Bigger spenders

A rise in returns for the top public companies mirrors a comeback in consumers’ confidence.

By Erin Dunn clientuploads/Archive_Images/2013/08/top-75-coming-and-goings.jpg

Consumers are opening their wallets again, a boon for businesses that sell everything from doughnuts to light-emitting diode bulbs. Even some of North Carolina’s long-beleaguered apparel and textile companies, such as Greensboro-based Unifi Inc., High Point-based Culp Inc. and Winston-Salem-based Hanesbrands Inc., posted above-average results on Business North Carolina’s annual ranking of the 75 largest public companies headquartered in the state. “We’re starting to see the consumer come back,” says Don Olmstead, managing director of Novare Capital Management LLC in Charlotte. His company compiled the list, which is based on market value on the last trading day in June.

The Consumer Confidence Index backs him up. In June, it reached its highest point since January 2008, and Tar Heel companies including Winston-Salem-based Krispy Kreme Doughnuts Inc., Durham-based Cree Inc. and Charlotte-based Sonic Automotive Inc. (page 50) have reaped the rewards. Olmstead’s company has bet on Greensboro-based VF Corp., which jumped three spots to No. 6 this year. He says some apparel and textile companies restructured operations and debt during the downturn; others, such as VF, bolstered their brands.

The Top 75 as a whole did well last year, recording a median change in market value of 29.2%, a sharp increase compared with 2012, when it rose just 5%. The minimum needed to land on the ranking rose from $58 million to $87.1 million.

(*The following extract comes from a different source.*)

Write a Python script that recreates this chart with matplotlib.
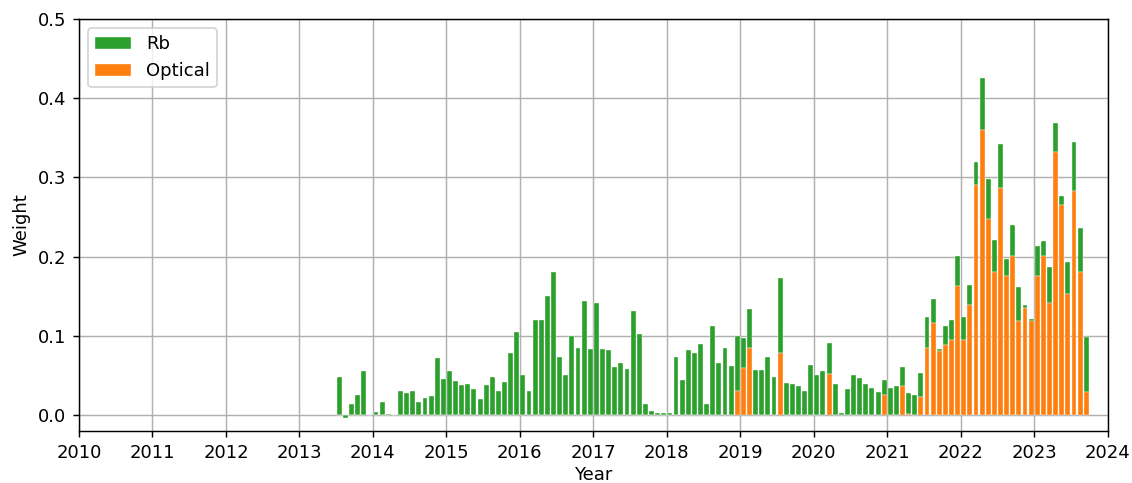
import numpy as np
import matplotlib
matplotlib.use("Agg")
import matplotlib.pyplot as plt

## Data: monthly weights, Jul 2013 .. Sep 2023 ##
start_year = 2013
start_month = 7

rb = [
    # 2013 Jul-Dec
    0.048, -0.004, 0.0135, 0.026, 0.0557, 0.0,
    # 2014
    0.0034, 0.017, 0.0015, 0.0, 0.030, 0.028, 0.030, 0.017, 0.0215, 0.0245, 0.0717, 0.046,
    # 2015
    0.0557, 0.0426, 0.038, 0.039, 0.033, 0.0198, 0.038, 0.0477, 0.030, 0.0414, 0.0785, 0.1046,
    # 2016
    0.0506, 0.031, 0.1207, 0.1207, 0.1498, 0.1806, 0.0734, 0.0506, 0.0996, 0.0848, 0.1435, 0.083,
    # 2017
    0.1418, 0.083, 0.0819, 0.0603, 0.0654, 0.0578, 0.132, 0.103, 0.0135, 0.0055, 0.0028, 0.0028,
    # 2018
    0.0028, 0.0734, 0.0443, 0.0819, 0.078, 0.0899, 0.0135, 0.1127, 0.0654, 0.0848, 0.062, 0.0686,
    # 2019
    0.0389, 0.049, 0.0574, 0.0574, 0.0734, 0.0477, 0.0946, 0.041, 0.039, 0.0363, 0.031, 0.0637,
    # 2020
    0.0506, 0.0557, 0.0393, 0.0397, 0.0025, 0.033, 0.0506, 0.0473, 0.039, 0.0346, 0.0295, 0.0193,
    # 2021
    0.0346, 0.0363, 0.024, 0.0263, 0.025, 0.0295, 0.0388, 0.0308, 0.0016, 0.0241, 0.0257, 0.0371,
    # 2022
    0.0287, 0.0258, 0.0291, 0.0655, 0.051, 0.0405, 0.0548, 0.021, 0.0393, 0.0426, 0.0034, 0.0016,
    # 2023 Jan-Sep
    0.037, 0.0194, 0.0455, 0.037, 0.0114, 0.0407, 0.0615, 0.0549, 0.0697,
]

optical = [
    # 2013 Jul-Dec
    0, 0, 0, 0, 0, 0,
    # 2014
    0, 0, 0, 0, 0, 0, 0, 0, 0, 0, 0, 0,
    # 2015
    0, 0, 0, 0, 0, 0, 0, 0, 0, 0, 0, 0,
    # 2016
    0, 0, 0, 0, 0, 0, 0, 0, 0, 0, 0, 0,
    # 2017
    0, 0, 0, 0, 0, 0, 0, 0, 0, 0, 0, 0,
    # 2018
    0, 0, 0, 0, 0, 0, 0, 0, 0, 0, 0, 0.031,
    # 2019
    0.059, 0.0848, 0, 0, 0, 0, 0.078, 0, 0, 0, 0, 0,
    # 2020
    0, 0, 0.0523, 0, 0, 0, 0, 0, 0, 0, 0, 0.025,
    # 2021
    0, 0, 0.0363, 0.002, 0, 0.0232, 0.0852, 0.116, 0.0814, 0.0886, 0.095, 0.1633,
    # 2022
    0.0949, 0.1388, 0.2899, 0.3595, 0.2473, 0.181, 0.287, 0.176, 0.2004, 0.119, 0.1354, 0.1194,
    # 2023 Jan-Sep
    0.176, 0.2004, 0.1418, 0.332, 0.2654, 0.153, 0.2835, 0.181, 0.0295,
]

year_ticks = list(range(2010, 2025))

## Plot ##
rb = np.array(rb)
optical = np.array(optical)
idx = np.arange(len(rb))
# bar centred in the middle of each month, in decimal years
x = start_year + (start_month - 1 + idx + 0.5) / 12
width = 0.8 / 12

DPI = 130
fig = plt.figure(figsize=(1132 / DPI, 483 / DPI), dpi=DPI)
ax = fig.add_axes([0.0698, 0.1077, 0.9087, 0.853])

ax.bar(x, rb, width=width, bottom=optical, color="tab:green",
       edgecolor="white", linewidth=0.2, label="Rb")
ax.bar(x, optical, width=width, color="tab:orange",
       edgecolor="white", linewidth=0.2, label="Optical")

ax.set_xlim(2010, 2024)
ax.set_ylim(-0.02, 0.5)
ax.set_xticks(year_ticks)
ax.set_xticklabels([str(y) for y in year_ticks])
ax.set_yticks([0.0, 0.1, 0.2, 0.3, 0.4, 0.5])
ax.grid(True)
ax.set_axisbelow(True)
ax.set_xlabel("Year", labelpad=2.5)
ax.set_ylabel("Weight")
ax.legend(loc="upper left")

fig.savefig("out.png", dpi=DPI)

“Earnings have come back, margins have expanded, revenue is up. I think that’s what’s powering the stock market. We’re still fairly optimistic about stocks,” Olmstead says. But the numbers don’t mean North Carolina companies are dramatically outperforming their peers, says Brian Rudisill, Novare Capital senior portfolio manager, who compiled the list with research analyst James Harlow. Good returns at small-cap companies skewed results higher — median change in market value among the largest 50 increased 20.3%, closer to the S&P 500’s 18% rise over the same period.